“L’Italia non ama la caccia, chiede di abolirla o ridurla e domanda più
sicurezza rispetto al rischio doppiette. Questioni che non possono più
essere ignorate”. Lo sottolinea la LIPU-BirdLife Italia a proposito del
sondaggio sulla caccia realizzato dalla Ipsos per il ministro del Turismo
Michela Vittoria Brambilla.
“Il sondaggio Ipsos – sostiene la LIPU – conferma pienamente, e anzi
rafforza, l’immagine di un Paese che non ama l’attività venatoria, che la
considera un’inutile crudeltà e che vorrebbe fortemente limitarla o
addirittura, in percentuali molto alte, abolirla del tutto.
“Tra i tanti dati rilevanti del sondaggio, è bene evidenziarne alcuni: il 73%
degli italiani chiede di contenere la stagione di caccia al massimo tra i mesi
di ottobre e dicembre; l’82% chiede il divieto di caccia agli uccelli migratori;
il 78% desidera che sia aumentato il numero delle specie non cacciabili.
Dati inequivocabili, in parte già emersi da autorevoli ricerche recenti ma che
il sondaggio Ipsos-Ministero del Turismo mostra con ancora più vigore, anche
perché acuiti dai paradossali tentativi, da parte dei cacciatori ultrà, di
ampliare addirittura le maglie della caccia italiana.

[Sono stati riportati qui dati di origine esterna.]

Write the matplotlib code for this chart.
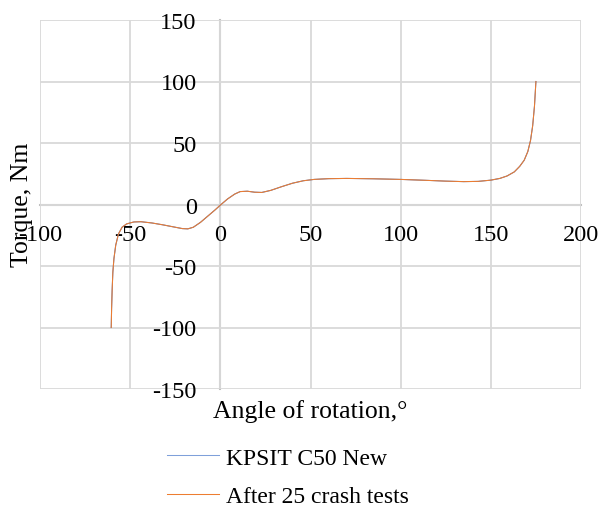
import numpy as np
import matplotlib
matplotlib.use('agg')
import matplotlib.pyplot as plt

plt.rcParams['font.family'] = ['Liberation Serif', 'DejaVu Serif']
plt.rcParams['axes.unicode_minus'] = False

# angle of rotation (deg) and torque (Nm)
angle = [-60.5, -60.3, -60.0, -59.6, -59.0, -58.0, -56.5, -54.5, -52.0, -48.0, -44.0,
         -38.0, -32.0, -26.0, -21.0, -18.0, -15.0, -11.0, -7.0, -3.0, 0.0, 4.0, 8.0,
         11.0, 15.0, 19.0, 23.0, 28.0, 34.0, 40.0, 46.0, 52.0, 60.0, 70.0, 85.0, 100.0,
         115.0, 125.0, 135.0, 143.0, 150.0, 155.0, 159.0, 163.0, 166.0, 168.5, 170.5,
         172.0, 173.2, 174.2, 175.0]
torque_new = [-100.0, -85.0, -70.0, -55.0, -44.0, -33.0, -24.0, -18.5, -15.8, -14.2, -14.0,
              -15.0, -16.5, -18.2, -19.6, -19.8, -18.5, -14.5, -9.5, -4.5, -0.5, 4.5, 8.5,
              10.5, 10.8, 10.0, 9.8, 11.5, 14.5, 17.3, 19.3, 20.4, 21.0, 21.2, 20.9, 20.4,
              19.6, 19.0, 18.6, 18.8, 19.8, 21.2, 23.2, 26.5, 31.0, 36.0, 43.0, 52.0,
              64.0, 80.0, 100.0]
torque_after = [-100.0, -85.0, -70.0, -55.0, -44.0, -33.0, -24.0, -18.5, -15.8, -14.2, -14.0,
                -15.0, -16.5, -18.2, -19.6, -19.8, -18.5, -14.5, -9.5, -4.5, -0.5, 4.5, 8.5,
                10.5, 10.8, 10.0, 9.8, 11.5, 14.5, 17.3, 19.3, 20.4, 21.0, 21.2, 20.9, 20.4,
                19.6, 19.0, 18.6, 18.8, 19.8, 21.2, 23.2, 26.5, 31.0, 36.0, 43.0, 52.0,
                64.0, 80.0, 100.0]

xticks = [-100, -50, 0, 50, 100, 150, 200]
yticks = [-150, -100, -50, 0, 50, 100, 150]

fig = plt.figure(figsize=(6.03, 5.06), dpi=100)
ax = fig.add_axes([40/603, 1 - 390/506, 541/603, 369/506])

ax.plot(angle, torque_new, color='#4472C4', lw=0.75, label='KPSIT C50 New')
ax.plot(angle, torque_after, color='#ED7D31', lw=0.75, label='After 25 crash tests')

ax.set_xlim(-100, 200)
ax.set_ylim(-150, 150)
ax.set_xticks(xticks)
ax.set_yticks(yticks)
ax.grid(True, color='#D9D9D9', lw=1.3)
ax.set_axisbelow(True)

for s in ['top', 'right']:
    ax.spines[s].set_visible(False)
ax.spines['left'].set_position(('data', 0))
ax.spines['bottom'].set_position(('data', 0))
for s in ['left', 'bottom']:
    ax.spines[s].set_color('#BFBFBF')
    ax.spines[s].set_linewidth(1.5)
    ax.spines[s].set_zorder(0.5)

ax.tick_params(axis='both', length=0, labelsize=17.5, colors='black')
ax.tick_params(axis='x', pad=14)
ax.tick_params(axis='y', pad=17)

fig.text(22/603, 1 - 205/506, 'Torque, Nm', rotation=90, ha='center', va='center', fontsize=18.5)
fig.text(310/603, 1 - 412/506, 'Angle of rotation,°', ha='center', va='center', fontsize=18.5)

leg = fig.legend(loc='upper left', bbox_to_anchor=(167/603, 1 - 448/506), frameon=False,
                 fontsize=17, handlelength=2.2, handletextpad=0.3, labelspacing=0.72,
                 borderpad=0, borderaxespad=0)
leg.get_lines()[0].set_color('#7FA0DA')

plt.savefig('out.png', dpi=100)
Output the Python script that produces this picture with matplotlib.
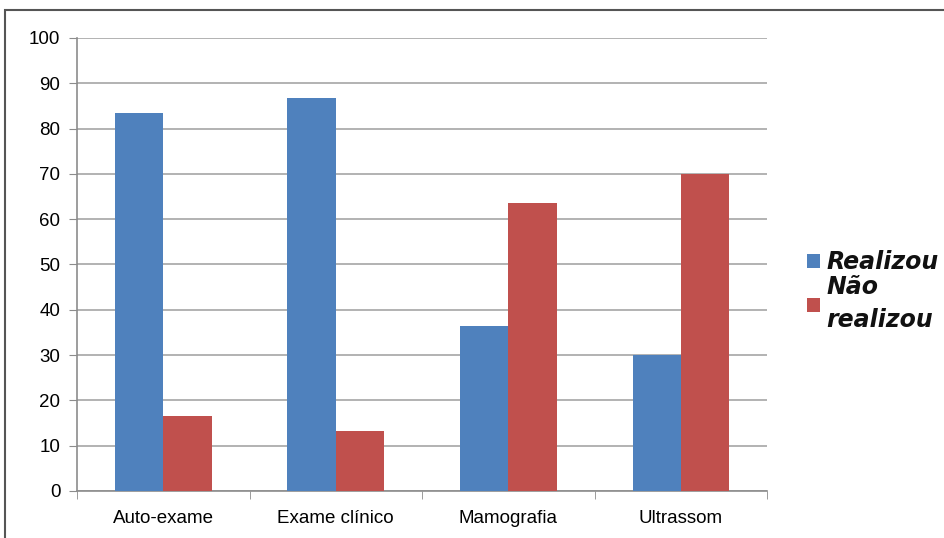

”Finiti i tempi della caccia come mezzo di sostentamento o attività
tradizionale da preservare – prosegue la LIPU – oggi la caccia e’ considerata
dalla maggioranza degli italiani come un’esperienza avulsa dalla realtà’ e
lontana dalle sensibilità’ diffusa, che vede invece nella ura una dimensione
da vivere, in pace e serenita’, e negli animali selvatici degli esseri senzienti
da conoscere e rispettare.
“Ma ci sono altri dati su cui riflettere, e riguardano il serio problema della
sicurezza: il 74% degli italiani chiede che la caccia sia vietata di domenica e
nei giorni festivi; l’80% teme le escursioni durante la stagione di caccia;
l’85% chiede di aumentare le distanze di sparo da oasi e sentieri; l’87%
chiede che la licenza di caccia sia concessa non prima dei 21 anni e non
dopo i 70.
“C’è infine – sottolinea la LIPU – il dato di quell’80% di italiani che chiede lo
stop al libero ingresso dei cacciatori nei terreni privati, attualmente
consentito dall’articolo 842 del Codice Civile. Si tratta di una norma piuttosto
pesante, che se da un lato ha garantito la cosiddetta “caccia sociale” e
della “gestione”, dall’altro penalizza in modo serio coloro che vivono in
campagna. Gravemente sottovalutata dagli stessi cacciatori, questa
problematica rischia oggi di deflagrare, considerati i disturbi provocati dai
fucili sempre più potenti, gli incidenti di caccia che si susseguono e
l’inadeguatezza delle misure di sicurezza, tra cui ad esempio le distanze
minime dalle abitazioni per l’esercizio della caccia.
“Sono questioni che non possono più essere ignorate e a cui la politica,
nazionale e regionale, deve dare risposte coerenti – conclude la LIPU –
anziché continuare a piegarsi alle pressioni delle piccole lobby venatorie, tra
mancate tutele, caccia in deroga e infrazioni comunitarie.”